Last week I made a simple meal of tofu and vegetables. I put it over rice, and we had a satisfying two-dish supper. I made it primarily for Dave and me, so it was a bit spicy for Rosa, but she still devoured the tofu.

So now tofu is already a part of her cooking repertoire! I couldn't be more proud, although I'm sure her grandpa is sorely disappointed. Don't worry, Dad. Rosa still won't eat raw tomatoes - just like you.

Saturday, September 06, 2008

Olive Lamb Burgers

A few weeks ago I blogged about the olive lamb burgers Dave and I were raving about. I tested the recipe for Leite's Culinaria (I am a volunteer tester for the site) and, for someone who doesn't adore lamb, I strangely loved them. I couldn't link to the recipe, though, since it wasn't for public consumption. But, it's up now; here's the link. You'll also see my comment below the recipe.

Monday, September 01, 2008

Happy September

Because Labor Day is on September 1 this year, I have to admit, I feel like we were cheated out of a few days of summer.

But happily the end of summer does bring some wonderful culinary pleasures. I promised Dave that over the next week or two he would grow so sick of heirloom tomatoes that he wouldn’t want to look at another one until next August. And I’m gorging Rosa on the “peachy peachy”s that she loves since she won’t have another one until next summer.

Another annual end of summer treat for us is zucchini bread. My mom made this quick bread when I was a kid, and my brother and I always loved it. It's sweet with a hint of cinnamon and a brown top crust that adds a bit of crunch to the chewy, almost gooey interior. But looking over the recipe a few years ago I was frankly APPALLED at how much sugar there was in it. I’ve made a few tweaks over the years (subbing in some whole wheat flour, reducing the sugar, and cutting back on the oil), but it’s just as good as I remember. I’ve made two batches so far and have enough zucchini for at least another two.

So clear a little room in your freezer and spend 15 minutes putting together the ingredients for this yummy zucchini bread.

Mom’s (Healthier) Zucchini Bread

3 eggs, well beaten
3/4 cup canola oil
1 1/4 cups sugar
2 cups grated zucchini
2 cups white flour
1 cup whole wheat flour
1 tsp salt
1 tsp baking soda
3/4 tsp nutmeg
1 TB cinnamon
1 TB vanilla

1. Preheat oven to 350 degrees.
2. Grease three small loaf pans. I use PAM.
3. Mix all the ingredients in a large bowl. Spread into the loaf pans.
4. Start checking the bread after 35 minutes. It may take up to 15 minutes more. It’s finished when a toothpick inserted into the center of the bread comes out clean.
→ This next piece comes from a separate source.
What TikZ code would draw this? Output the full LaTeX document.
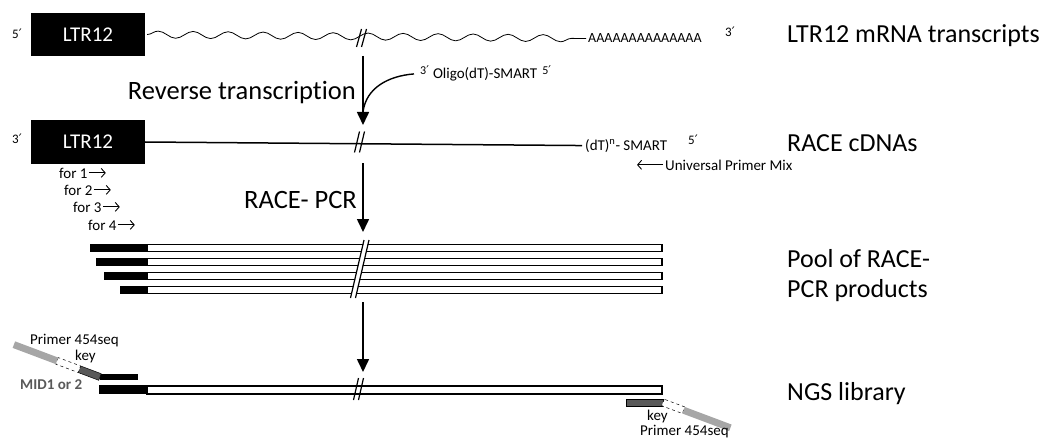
\documentclass[tikz,border=0pt]{standalone}
\usepackage{fontspec}
\setmainfont{Carlito}[Ligatures=NoCommon]
\newfontfamily\primefont{DejaVu Sans}
\newcommand{\prm}{{\primefont\char"2032}}
\usetikzlibrary{arrows.meta,decorations.pathmorphing}
\definecolor{adlight}{HTML}{A6A6A6}
\definecolor{addark}{HTML}{595959}
\begin{document}
\begin{tikzpicture}[x=1pt, y=-1pt, inner sep=0pt,
  ltrbox/.style={fill=black, text=white, minimum width=114pt, minimum height=43pt, font=\fontsize{21}{25}\selectfont},
  stagetitle/.style={anchor=base west, font=\fontsize{26}{30}\selectfont},
  steplabel/.style={anchor=base east, font=\fontsize{26.5}{30}\selectfont},
  lbl/.style={anchor=base west, font=\fontsize{15}{18}\selectfont},
  endlbl/.style={anchor=base west, font=\fontsize{13}{15}\selectfont},
  flow/.style={line width=1.6pt, -{Triangle[length=13pt, width=12pt]}},
  primer/.style={line width=0.9pt, -{Straight Barb[length=4pt, width=9pt]}},
  slash/.style={line width=1.2pt}]
  \useasboundingbox (0,0) rectangle (1049,441);
  % mRNA transcripts
  \node[ltrbox] (ltrA) at (88,34.5) {LTR12};
  \node[endlbl] (fiveA) at (12,39) {5\prm};
  \node[lbl, font=\fontsize{14}{16}\selectfont] (polyA) at (588,43) {AAAAAAAAAAAAAA};
  \node[endlbl] (threeA) at (725,37) {3\prm};
  \draw[line width=0.8pt, decorate, decoration={snake, segment length=35pt, amplitude=3.5pt}] ([xshift=2pt]ltrA.east) -- ([xshift=-2pt]polyA.west);
  \node[stagetitle] (tMrna) at (787,43) {LTR12 mRNA transcripts};
  % reverse transcription
  \coordinate (rtStart) at (363,56);
  \coordinate (rtEnd) at (363,125);
  \draw[flow] (rtStart) -- (rtEnd);
  \node[steplabel] (rtLabel) at (356,100) {Reverse transcription};
  \node[lbl, inner xsep=6pt] (oligo) at (414,79) {\raisebox{4pt}{\fontsize{12}{14}\selectfont 3\prm}\hspace{4pt}Oligo(dT)-SMART\hspace{5pt}\raisebox{4pt}{\fontsize{12}{14}\selectfont 5\prm}};
  \coordinate (oligoJoin) at (363,112);
  \draw[line width=1.4pt] (oligo.west) .. controls (388,76) and (366,88) .. (oligoJoin);
  % RACE cDNAs
  \node[ltrbox] (ltrB) at (88,142) {LTR12};
  \node[endlbl] (threeB) at (12,143) {3\prm};
  \node[lbl] (smart) at (585,150) {(dT)\textsuperscript{n}- SMART};
  \node[endlbl] (fiveB) at (688,145) {5\prm};
  \draw[line width=1.5pt] (ltrB.east) -- ([xshift=-3pt]smart.west);
  \node[stagetitle] (tCdna) at (787,151) {RACE cDNAs};
  \node[lbl] (upm) at (665,170) {Universal Primer Mix};
  \draw[primer] ([xshift=-2pt]upm.west) -- ++(-26,0);
  \foreach \n/\x/\y in {1/59/178, 2/64/195, 3/73/212, 4/88/230} {
    \node[lbl] (for\n) at (\x,\y) {for \n};
    \draw[primer] ([xshift=1pt]for\n.east) -- ++(17,0);
  }
  % RACE-PCR
  \coordinate (pcrStart) at (363,163);
  \coordinate (pcrEnd) at (363,232);
  \draw[flow] (pcrStart) -- (pcrEnd);
  \node[steplabel] (pcrLabel) at (357,208) {RACE- PCR};
  % pool of products
  \foreach \y/\s in {248/90, 262/96, 276/104, 290/120} {
    \fill (\s,\y-4) rectangle (147,\y+4);
    \draw[line width=1.4pt, fill=white] (147,\y-3.5) rectangle (662,\y+3.5);
  }
  \draw[white, line width=4pt] (366.5,240) -- (353,298);
  \draw[slash] (364,240) -- (350.5,298);
  \draw[slash] (369,240) -- (355.5,298);
  \node[stagetitle, align=left, anchor=west] (tPool) at (787,276) {Pool of RACE-\\PCR products};
  % library
  \coordinate (libStart) at (363,302);
  \coordinate (libEnd) at (363,372);
  \draw[flow] (libStart) -- (libEnd);
  \fill (99,385) rectangle (147,394);
  \draw[line width=1.4pt, fill=white] (147,386) rectangle (662,394);
  \fill (100,374) rectangle (138,380);
  \begin{scope}[shift={(100,377)}, rotate=-20.6]
    \filldraw[fill=addark, draw=black, line width=0.5pt] (-22,-3.5) rectangle (0,3.5);
    \draw[dashed, line width=0.5pt, fill=white] (-46,-3.5) rectangle (-22,3.5);
    \fill[adlight] (-92,-3.5) rectangle (-46,3.5);
  \end{scope}
  \filldraw[fill=addark, draw=black, line width=0.5pt] (626,399) rectangle (663,406);
  \begin{scope}[shift={(663,402.5)}, rotate=-20.6]
    \draw[dashed, line width=0.5pt, fill=white] (0,-3.5) rectangle (22,3.5);
    \fill[adlight] (22,-3.5) rectangle (72,3.5);
  \end{scope}
  \node[lbl] (seqL) at (30,344) {Primer 454seq};
  \node[lbl] (keyL) at (75,360) {key};
  \node[lbl, font=\fontsize{15}{18}\selectfont\bfseries, text=addark] (mid) at (20,389) {MID1 or 2};
  \node[lbl] (keyR) at (647,420) {key};
  \node[lbl] (seqR) at (640,435) {Primer 454seq};
  \node[stagetitle] (tNgs) at (787,400) {NGS library};
  % cut marks
  \foreach \x/\y/\h in {362/38/18, 360/142/21, 359/389/22} {
    \draw[slash] (\x-5.5,\y+\h/2) -- (\x-0.5,\y-\h/2);
    \draw[slash] (\x-0.5,\y+\h/2) -- (\x+4.5,\y-\h/2);
  }
\end{tikzpicture}
\end{document}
Try not to overbake though!
5. Cool the breads in their pans for 15 minutes, then take them out of the pans and let them cool completely on a wire rack.

It’s a great snack and delicious for breakfast. I especially like it smeared with a little peanut butter (then again I like pretty much anything smeared with a little peanut butter).

So enjoy some now and thaw some later in the fall to taste summer again.